Impressive script

Inspirational and lasting examples going back to Roman days , May 29, 2019
Impressive script

The script that we use in the West – as well as many other things – goes back to Roman times where we can find the inspirational and lasting examples. By the first century CE, when most of western Europe was part of the Roman Empire, the authorities had widely adopted the use of Latin. At the time, the Roman Latin alphabet and script gave us imperial capitals carved in stone, rustic capitals painted on walls, and cursive script handled for daily writing. From this cursive script, uncial lettering developed that showed disconnected, capital letters without word separation. In the 4th century, when Roman power collapsed, and the Christian faith had been adopted, the art of writing became more and more confined to the monasteries. In the monastic environment, scripts developed local peculiarities and transformed into writing that often became difficult to read outside the immediate context. Thus, writing abilities diminished and texts deteriorated to such extent that by the middle of the 8th century, the call for standardization and readable texts could no longer be ignored. In order to be able to establish reforms, Charlemagne (742-814) requested scholars to develop a new script. Around 780, the scholar Alcuin of York designed what is known as the ‘Carolingian minuscule’, a script that soon became the standard in Charlemagne's empire.

 

The new script provided spaces between words, punctuation, and a hierarchy in letters: capitals for titles, a mix of capitals and lower-case letters for chapter headings, and lower case for the body of a text. This minuscule script was uniform, with rounded shapes in clearly distinguishable characters. It was soon disseminated and accepted everywhere across the Carolingian Holy Roman Empire and was used between c. 800 until 1200.

 

 

One of the important aspects of medieval manuscripts is the fine interplay of script and decoration. The oldest leaf shown here is a large folio (455 x 355 mm) decorated with an initial Q(uotiens....). It comes from a monumental decorated codex of the Moralia in Job, written in Latin by Pope Gregory the Great (c. 540-604), copied probably in Tuscany (Italy), possibly in Florence, and dating to c. 1080-1100.

 

Three quarters of the first column list the capitula for the text with chapter numbers in red. The rest of both text columns shows a squat and rounded high-grade late Carolingian book hand with capital A’s and M’s in the earlier uncial style.
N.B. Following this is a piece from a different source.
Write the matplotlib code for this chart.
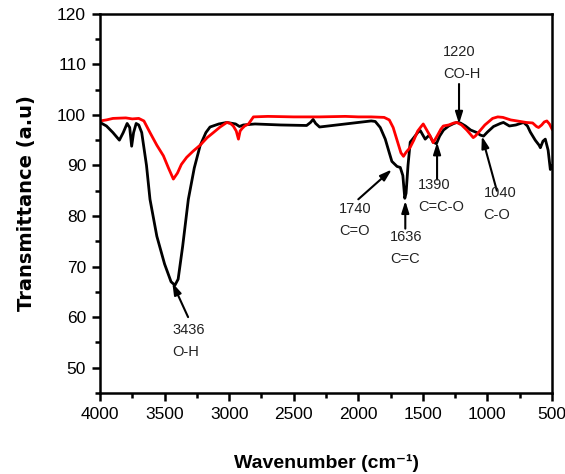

The fine initial Q is outlined in pale yellow, enclosing and partially encased by scrolling white vines, with some blue, green and red infills, on rich burgundy grounds, with four lines of finely painted ornamental capitals in red and black (the latter with letters overlaid on each other following the Carolingian fashion). The script and decoration of this large leaf points to manuscripts produced in Rome and Florence after the middle of 11th century.

 

The early Italian large format manuscripts stem from a tradition of ‘giant’ Bibles, written in double columns in a fine, rather archaic Carolingian script. The huge size of these Bible books gave them the title ‘Atlantic’ (after the giant Atlas). The texts derived from the 9th-century Bibles that were edited by Alcuin and then dispatched across Europe in the time of Charlemagne and his successors. It was then again in Rome, in the circle of the papal reformers of the 11th century, where these were copied anew, decorated and then sent north.

 

 

Pope Gregory I had also written a number of Gospel Homilies and took particular care that no inaccurate copies of these sermons were spread. The second leaf presented here, is a large folio with texts from his Homilies, also from Tuscany, but dating to c. 1175-1200. At the time, the Carolingian script was slowly evolving into a more compact Gothic script which allowed to fit more text to a page. The fine, illuminated initial L was placed on a bright red ground, its body was formed by intricate, bright yellow bands, and filled in with ornamented bars. The centre was marked by an eight-leaved flower in a circle. All elements here contrast harmoniously.

 

As you can see in these two examples, even today, we still draw on these letterforms, but that is another story.